SOBRE O ENEM 2014

Discutir o resultado da redação do ENEM significa desestruturar o sistema de ensino neste país. Este é apenas um pontinho preto no meio de folha A3 em branco. Vamos às aulas de redação. Primeiro, o professor tem 2 aulas semanais com turmas de 35 a 50 alunos. Tem uma carga-horária sobre-humana para no final do mês ter condição de dignidade. Além da leitura e do aluno estar atendo à realidade que o cerca, a produção escrita exige orientação face a face, discussão sobre o processo. Quando o professor pode fazer uma orientação individual numa sala superlotada e com uma carga horária dessas? Durante a aula, ele expõe o conteúdo para uma determinada produção escrita, ainda pode promover debate para ampliar o leque de informações antes da produção. Mas, e o depois? O professor corrige o texto, marca os “erros” e entrega de volta a produção sem o feedback.
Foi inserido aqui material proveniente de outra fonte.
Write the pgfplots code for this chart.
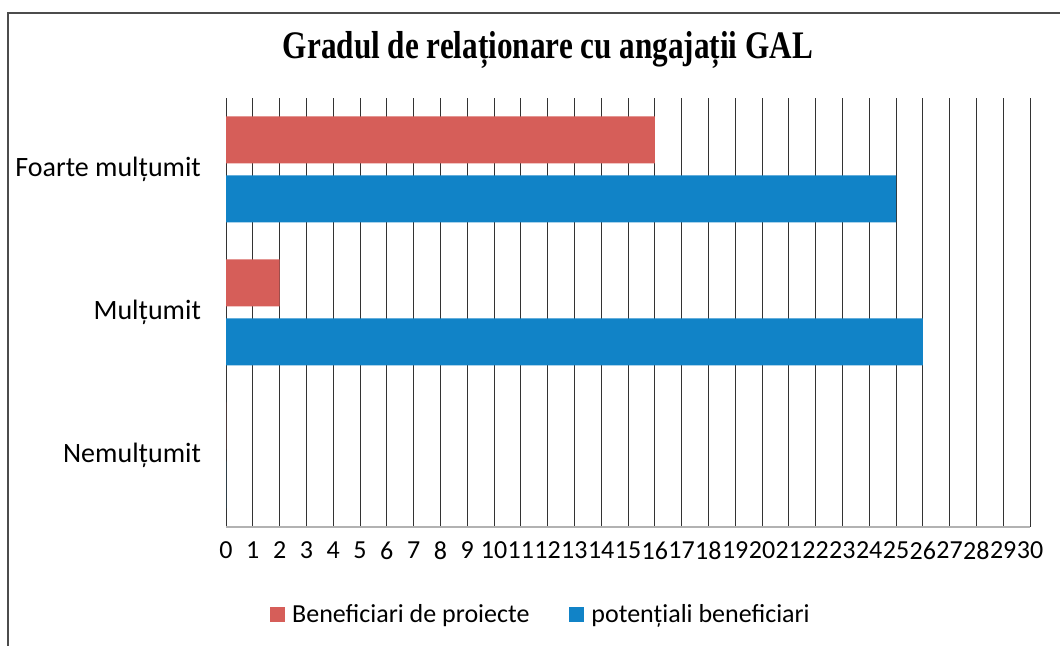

A discussão em torno da prova do ENEM mapeia a falta de leitura e de bagagem de informação dos candidatos, mas também quero apontar para a falta de organização na construção das ideias. Digo pela experiência como professora de produção escrita (tenho ojeriza ao termo redação, remete a castigo, a uma praga). A ideia está lá, mas na hora de organizar.... ai, ai, ai, é um Deus nos acuda! Em Fortaleza, cheguei a organizar um calendário de atendimento individual no meu horário livre na escola para orientar aqueles que eu percebia que sofriam com a coerência e com a coesão.A questão não é só a redação, é o conjunto. Os PCNs estão aí, mas o sistema não contribui em nada para que estes parâmetros sejam efetivados. Não seria utópico se as escolas privadas não fossem mercenárias e se as públicas não fossem displicentes. Está tudo errado no sistema. Falta compreender que a produção escrita não representa um produto, mas um processo. Falta o estudante ser conscientizado de que a produção escrita faz parte da sua conjetura como cidadão, que faz parte de sua prática diária, de liberdade e de sobrevivência. A produção escrita não é valorizada como uma necessidade humana, mas como um objeto de avaliação simplesmente. Não é à toa que existe quase uma unanimidade em dizer: “Eu odeio redação! Não sei escrever!”. Aqui afirmo com clareza: nós professores precisamos mudar isso.A minha crítica se estende também à exigência do tipo textual da prova de redação do ENEM. Nas últimas décadas tem-se discutido a importância do gênero textual e da sua funcionalidade dentro do contexto sócio-histórico. Daí pergunto, por que raios se exige um texto dissertativo-argumentativo quando este é apenas a tipologia que pode ser materializada em tantos gêneros que circulam na sociedade? É o mesmo que dizer, faça uma narração sobre... Patético! Toda a prova propõe uma reflexão interdisciplinar, mas a exigência da tipologia distante do gênero parece-me um tanto primata ainda.

Força na peruca amigos, professores, a porrada vem pra nós, apesar de saber que somos partícipes deste construto.